Reproducing the issue

sopa annotate tangram path/to/sample.zarr --sc-reference-path "path/to/reference.h5ad" --cell-type-key "annotationl" --reference-preprocessing "log1p" I am running this as part of Snakemake pipeline.

I believe this is caused by an error here: https://github.com/gustaveroussy/sopa/blob/f1f5a99ee7f5a9489e511241a3a62bb520ec9860/sopa/cli/annotate.py#L73-L75

and I wonder if this may be because I (intentionally) have some NAs in the cell annotation column of my original h5ad? Could this be causing a problem, e.g. if the DataFrame is transposed and my NAs become column names?

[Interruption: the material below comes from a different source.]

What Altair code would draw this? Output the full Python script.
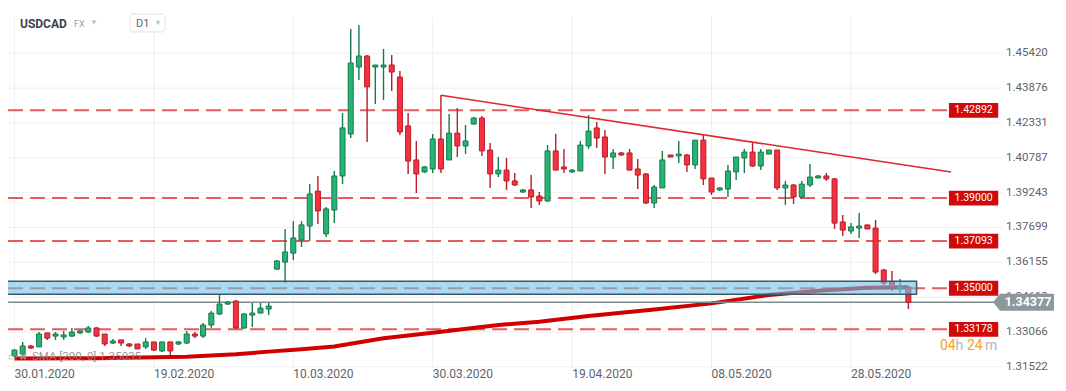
import altair as alt
import pandas as pd

# ---------------- data ----------------
opens = [1.3200, 1.3209, 1.3244, 1.3240, 1.3302, 1.3288, 1.3284, 1.3288, 1.3302, 1.3306,
         1.3324, 1.3297, 1.3257, 1.3271, 1.3253, 1.3253, 1.3240, 1.3262, 1.3222, 1.3262,
         1.3253, 1.3257, 1.3297, 1.3288, 1.3337, 1.3386, 1.3430, 1.3443, 1.3324, 1.3381,
         1.3390, 1.3408, 1.3585, 1.3616, 1.3656, 1.3714, 1.3776, 1.3931, 1.3741, 1.3847,
         1.3998, 1.4184, 1.4481, 1.4530, 1.4481, 1.4481, 1.4490, 1.4437, 1.4220, 1.4069,
         1.4016, 1.4029, 1.4162, 1.4069, 1.4188, 1.4131, 1.4228, 1.4255, 1.4113, 1.4007,
         1.4024, 1.3976, 1.3927, 1.3936, 1.3909, 1.3887, 1.4109, 1.4038, 1.4016, 1.4020,
         1.4131, 1.4211, 1.4171, 1.4082, 1.4100, 1.4100, 1.4029, 1.4007, 1.3878, 1.3945,
         1.4091, 1.4087, 1.4091, 1.4047, 1.4157, 1.3989, 1.3936, 1.3940, 1.4016, 1.4078,
         1.4104, 1.4042, 1.4095, 1.4113, 1.3945, 1.3958, 1.3905, 1.3958, 1.3989, 1.3998,
         1.3985, 1.3794, 1.3754, 1.3767, 1.3781, 1.3767, 1.3581, 1.3528, 1.3497, 1.3506]
highs = [1.3231, 1.3262, 1.3248, 1.3306, 1.3302, 1.3306, 1.3311, 1.3324, 1.3315, 1.3333,
         1.3328, 1.3297, 1.3275, 1.3271, 1.3257, 1.3253, 1.3279, 1.3262, 1.3262, 1.3262,
         1.3266, 1.3311, 1.3306, 1.3346, 1.3399, 1.3470, 1.3443, 1.3448, 1.3390, 1.3435,
         1.3435, 1.3435, 1.3625, 1.3763, 1.3798, 1.3798, 1.3962, 1.3998, 1.3860, 1.4020,
         1.4277, 1.4650, 1.4667, 1.4534, 1.4490, 1.4561, 1.4534, 1.4463, 1.4277, 1.4153,
         1.4042, 1.4184, 1.4357, 1.4273, 1.4299, 1.4224, 1.4260, 1.4264, 1.4144, 1.4082,
         1.4078, 1.4011, 1.3940, 1.4002, 1.3927, 1.4135, 1.4184, 1.4118, 1.4029, 1.4153,
         1.4268, 1.4237, 1.4202, 1.4118, 1.4104, 1.4118, 1.4073, 1.4011, 1.3958, 1.4109,
         1.4091, 1.4153, 1.4095, 1.4157, 1.4180, 1.3989, 1.3949, 1.4047, 1.4082, 1.4118,
         1.4144, 1.4118, 1.4113, 1.4113, 1.3976, 1.3962, 1.3976, 1.4051, 1.4002, 1.4011,
         1.3989, 1.3825, 1.3789, 1.3834, 1.3781, 1.3803, 1.3585, 1.3577, 1.3541, 1.3506]
lows = [1.3195, 1.3195, 1.3231, 1.3240, 1.3271, 1.3271, 1.3271, 1.3284, 1.3297, 1.3302,
        1.3284, 1.3244, 1.3253, 1.3244, 1.3240, 1.3231, 1.3231, 1.3222, 1.3217, 1.3204,
        1.3248, 1.3253, 1.3279, 1.3279, 1.3324, 1.3381, 1.3426, 1.3319, 1.3319, 1.3328,
        1.3390, 1.3381, 1.3581, 1.3523, 1.3625, 1.3683, 1.3710, 1.3785, 1.3727, 1.3789,
        1.3962, 1.4166, 1.4424, 1.4149, 1.4317, 1.4335, 1.4375, 1.4180, 1.4007, 1.3922,
        1.4011, 1.4011, 1.4011, 1.4069, 1.4082, 1.4095, 1.4228, 1.4087, 1.3945, 1.3993,
        1.3936, 1.3954, 1.3922, 1.3856, 1.3869, 1.3883, 1.4024, 1.4011, 1.4011, 1.4020,
        1.4118, 1.4122, 1.4007, 1.4029, 1.4087, 1.4024, 1.3940, 1.3874, 1.3856, 1.3945,
        1.4082, 1.4056, 1.4016, 1.4029, 1.3958, 1.3914, 1.3931, 1.3905, 1.3980, 1.4011,
        1.4038, 1.4024, 1.4095, 1.3936, 1.3869, 1.3874, 1.3896, 1.3949, 1.3989, 1.3976,
        1.3763, 1.3732, 1.3741, 1.3723, 1.3763, 1.3563, 1.3492, 1.3488, 1.3479, 1.3408]
closes = [1.3226, 1.3244, 1.3235, 1.3297, 1.3279, 1.3297, 1.3293, 1.3306, 1.3311, 1.3324,
          1.3288, 1.3253, 1.3266, 1.3257, 1.3244, 1.3231, 1.3262, 1.3226, 1.3262, 1.3222,
          1.3262, 1.3297, 1.3288, 1.3337, 1.3390, 1.3430, 1.3439, 1.3324, 1.3386, 1.3390,
          1.3412, 1.3421, 1.3621, 1.3661, 1.3723, 1.3781, 1.3918, 1.3843, 1.3852, 1.3998,
          1.4211, 1.4499, 1.4530, 1.4393, 1.4490, 1.4490, 1.4459, 1.4193, 1.4064, 1.4007,
          1.4038, 1.4162, 1.4029, 1.4188, 1.4131, 1.4153, 1.4255, 1.4109, 1.4007, 1.4024,
          1.3976, 1.3958, 1.3936, 1.3905, 1.3887, 1.4109, 1.4024, 1.4029, 1.4024, 1.4135,
          1.4197, 1.4166, 1.4082, 1.4100, 1.4091, 1.4024, 1.4002, 1.3878, 1.3949, 1.4069,
          1.4082, 1.4095, 1.4047, 1.4157, 1.3985, 1.3927, 1.3945, 1.4020, 1.4082, 1.4104,
          1.4042, 1.4104, 1.4113, 1.3945, 1.3958, 1.3905, 1.3962, 1.3993, 1.3998, 1.3985,
          1.3789, 1.3758, 1.3772, 1.3776, 1.3763, 1.3572, 1.3523, 1.3506, 1.3506, 1.34377]

sma_index = [0, 10, 21, 27, 31, 35, 39, 45, 51, 59, 64, 70, 78, 85, 92, 98, 104, 109]
sma_values = [1.3188, 1.3190, 1.3196, 1.3207, 1.3219, 1.3230, 1.3242, 1.3278, 1.3303,
              1.3337, 1.3352, 1.3377, 1.3406, 1.3433, 1.3470, 1.3489, 1.3502, 1.3505]

level_values = [1.42892, 1.39000, 1.37093, 1.35000, 1.33178]
level_labels = ["1.42892", "1.39000", "1.37093", "1.35000", "1.33178"]

zone_low, zone_high = 1.3473, 1.3531
zone_start, zone_end = -1.0, 110.0

trend_index = [52, 114.2]
trend_values = [1.43557, 1.40156]

last_price = 1.34377
last_label = "1.34377"

y_ticks = [1.45420, 1.43876, 1.42331, 1.40787, 1.39243, 1.37699, 1.36155, 1.34610, 1.33066, 1.31522]
x_tick_index = [0, 17, 34, 51, 68, 85, 102]
x_tick_labels = ["30.01.2020", "19.02.2020", "10.03.2020", "30.03.2020",
                 "19.04.2020", "08.05.2020", "28.05.2020"]

symbol_name = "USDCAD"
market_name = "FX"
interval_name = "D1"
sma_text = "SMA [200, 0] 1.35035"
timer_parts = ["04", "h", "24", "m"]

# ---------------- tables ----------------
candles = pd.DataFrame({
    "i": list(range(len(opens))),
    "open": opens, "high": highs, "low": lows, "close": closes,
})
candles["dir"] = ["up" if c >= o else "down" for o, c in zip(opens, closes)]
sma_df = pd.DataFrame({"i": sma_index, "v": sma_values})
levels_df = pd.DataFrame({"price": level_values, "label": level_labels})
zone_df = pd.DataFrame({"x0": [zone_start], "x1": [zone_end], "lo": [zone_low], "hi": [zone_high]})
trend_df = pd.DataFrame({"i": trend_index, "v": trend_values})
last_df = pd.DataFrame({"price": [last_price], "label": [last_label]})
yt_df = pd.DataFrame({"v": y_ticks, "label": [f"{v:.5f}" for v in y_ticks]})
xt_df = pd.DataFrame({"i": x_tick_index, "label": x_tick_labels})

FONT = "Roboto"
W, H = 995, 351
XS = alt.Scale(domain=[-0.181, 119.93], nice=False, zero=False)
YS = alt.Scale(domain=[1.314641, 1.470295], nice=False, zero=False)
GRID = "#efefef"

fill_scale = alt.Scale(domain=["up", "down"], range=["#27b376", "#f5303f"])
stroke_scale = alt.Scale(domain=["up", "down"], range=["#167a4a", "#b81c28"])

# grid + axis labels drawn through the chart's own scales
y_grid = alt.Chart(yt_df).mark_rule(color=GRID, strokeWidth=1).encode(
    y=alt.Y("v:Q", scale=YS, axis=None), x=alt.value(0), x2=alt.value(W))
y_labels = alt.Chart(yt_df).mark_text(align="left", baseline="middle", fontSize=11.5,
                                      color="#5f6368", font=FONT).encode(
    y=alt.Y("v:Q", scale=YS, axis=None), x=alt.value(W + 3), text="label:N")
x_grid = alt.Chart(xt_df).mark_rule(color=GRID, strokeWidth=1).encode(
    x=alt.X("i:Q", scale=XS, axis=None), y=alt.value(0), y2=alt.value(H))
x_labels = alt.Chart(xt_df).mark_text(align="left", baseline="top", fontSize=12,
                                      color="#5f6368", font=FONT).encode(
    x=alt.X("i:Q", scale=XS, axis=None), y=alt.value(H + 1), text="label:N")

levels = alt.Chart(levels_df).mark_rule(strokeDash=[15, 7], strokeWidth=2, color="#dd3333",
                                        opacity=0.8).encode(
    y=alt.Y("price:Q", scale=YS, axis=None), x=alt.value(0), x2=alt.value(939))

sma = alt.Chart(sma_df).mark_line(strokeWidth=4, color="#d10000").encode(
    x=alt.X("i:Q", scale=XS, axis=None), y=alt.Y("v:Q", scale=YS, axis=None))

last_line = alt.Chart(last_df).mark_rule(strokeWidth=1.5, color="#7d8b91").encode(
    y=alt.Y("price:Q", scale=YS, axis=None), x=alt.value(0), x2=alt.value(986))

wicks = alt.Chart(candles).mark_rule(strokeWidth=1.4).encode(
    x=alt.X("i:Q", scale=XS, axis=None),
    y=alt.Y("low:Q", scale=YS, axis=None), y2="high:Q",
    stroke=alt.Stroke("dir:N", scale=stroke_scale, legend=None))

bodies = alt.Chart(candles).mark_bar(size=5, strokeWidth=1).encode(
    x=alt.X("i:Q", scale=XS, axis=None),
    y=alt.Y("open:Q", scale=YS, axis=None), y2="close:Q",
    fill=alt.Fill("dir:N", scale=fill_scale, legend=None),
    stroke=alt.Stroke("dir:N", scale=stroke_scale, legend=None))

zone = alt.Chart(zone_df).mark_rect(fill="#6ec1e9", fillOpacity=0.6, stroke="#3d5866",
                                    strokeWidth=1.5).encode(
    x=alt.X("x0:Q", scale=XS, axis=None), x2="x1:Q",
    y=alt.Y("lo:Q", scale=YS, axis=None), y2="hi:Q")

trend = alt.Chart(trend_df).mark_line(strokeWidth=1.5, color="#e0262e").encode(
    x=alt.X("i:Q", scale=XS, axis=None), y=alt.Y("v:Q", scale=YS, axis=None))

box_path = "M-2.9,-0.87L2.9,-0.87L2.9,0.87L-2.9,0.87Z"
level_boxes = alt.Chart(levels_df).mark_point(shape=box_path, size=289, filled=True,
                                              color="#cf0a0a", opacity=1, strokeWidth=0).encode(
    y=alt.Y("price:Q", scale=YS, axis=None), x=alt.value(965.6))
level_text = alt.Chart(levels_df).mark_text(color="white", fontSize=10.5, font=FONT).encode(
    y=alt.Y("price:Q", scale=YS, axis=None), x=alt.value(965.6), text="label:N")

tag_path = "M-0.82,0L0,-1L6.35,-1L6.35,1L0,1Z"
tag = alt.Chart(last_df).mark_point(shape=tag_path, size=289, filled=True, color="#8d989c",
                                    opacity=1, strokeWidth=0).encode(
    y=alt.Y("price:Q", scale=YS, axis=None), x=alt.value(992))
tag_text = alt.Chart(last_df).mark_text(color="white", fontSize=12.5, fontWeight="bold",
                                        font=FONT).encode(
    y=alt.Y("price:Q", scale=YS, axis=None), x=alt.value(1020), text="label:N")


def txt(s, x, y, **kw):
    return alt.Chart(pd.DataFrame({"t": [s]})).mark_text(font=FONT, **kw).encode(
        x=alt.value(x), y=alt.value(y), text="t:N")


def tri(x, y):
    return alt.Chart(pd.DataFrame({"a": [0]})).mark_point(
        shape="triangle-down", size=28, filled=True, color="#c4c7ca", opacity=1,
        strokeWidth=0).encode(x=alt.value(x), y=alt.value(y))


d1_box = alt.Chart(pd.DataFrame({"a": [0]})).mark_rect(
    fill="white", stroke="#e3e3e3", strokeWidth=1, cornerRadius=3).encode(
    x=alt.value(122), x2=alt.value(157), y=alt.value(-3), y2=alt.value(15))

header = [
    txt(symbol_name, 12, 6.5, align="left", baseline="middle", fontSize=12, fontWeight="bold",
        color="#3c4248"),
    txt(market_name, 66, 7, align="left", baseline="middle", fontSize=9, color="#9aa0a6"),
    tri(86, 5.5),
    d1_box,
    txt(interval_name, 128, 6.5, align="left", baseline="middle", fontSize=11, color="#5f6368"),
    tri(150, 6),
]

sma_label = [
    txt("▭ ✖", 0, 340, align="left", baseline="middle", fontSize=10, color="#9a9a9a",
        opacity=0.85),
    txt(sma_text, 24, 340, align="left", baseline="middle", fontSize=11.5, color="#8a8a8a",
        opacity=0.85),
]

timer_cols = ["#f7a21b", "#b5b5b5", "#f7a21b", "#b5b5b5"]
timer_x = [932, 947.5, 959, 977]
timer = [txt(p, x, 328.7, align="left", baseline="middle", fontSize=14, color=c)
         for p, x, c in zip(timer_parts, timer_x, timer_cols)]

chart = alt.layer(
    y_grid, x_grid, y_labels, x_labels,
    levels, sma, last_line, wicks, bodies, zone, trend,
    level_boxes, level_text, tag, tag_text, *header, *sma_label, *timer,
).properties(
    width=W, height=H,
    autosize=alt.AutoSizeParams(type="none"),
    padding={"left": 0, "top": 9, "right": 55, "bottom": 14},
    background="white",
).configure_view(strokeWidth=0)

chart.save("out.html", embed_options={"renderer": "svg", "actions": False})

Perhaps this is wrong, but that was just my first idea!

If you could let me know how to troubleshoot this and how the tangram result is attempting to be saved, that would be super helpful!

wlason commented 19 hours ago

I can confirm this was due to NAs in the cell annotation column. I had to re-run the whole pipeline because the table in sdata .zarr became overwritten with 'annotation1' column and read_zarr_standardized would throw an error. I could not rerun just the previous rule (aggregate) to replace the obs in the .zarr file because the individual Baysor patches get deleted here: https://github.com/gustaveroussy/sopa/blob/f1f5a99ee7f5a9489e511241a3a62bb520ec9860/workflow/Snakefile#L187

TLDR: make sure no NAs in the cell annotation column for TANGRAM.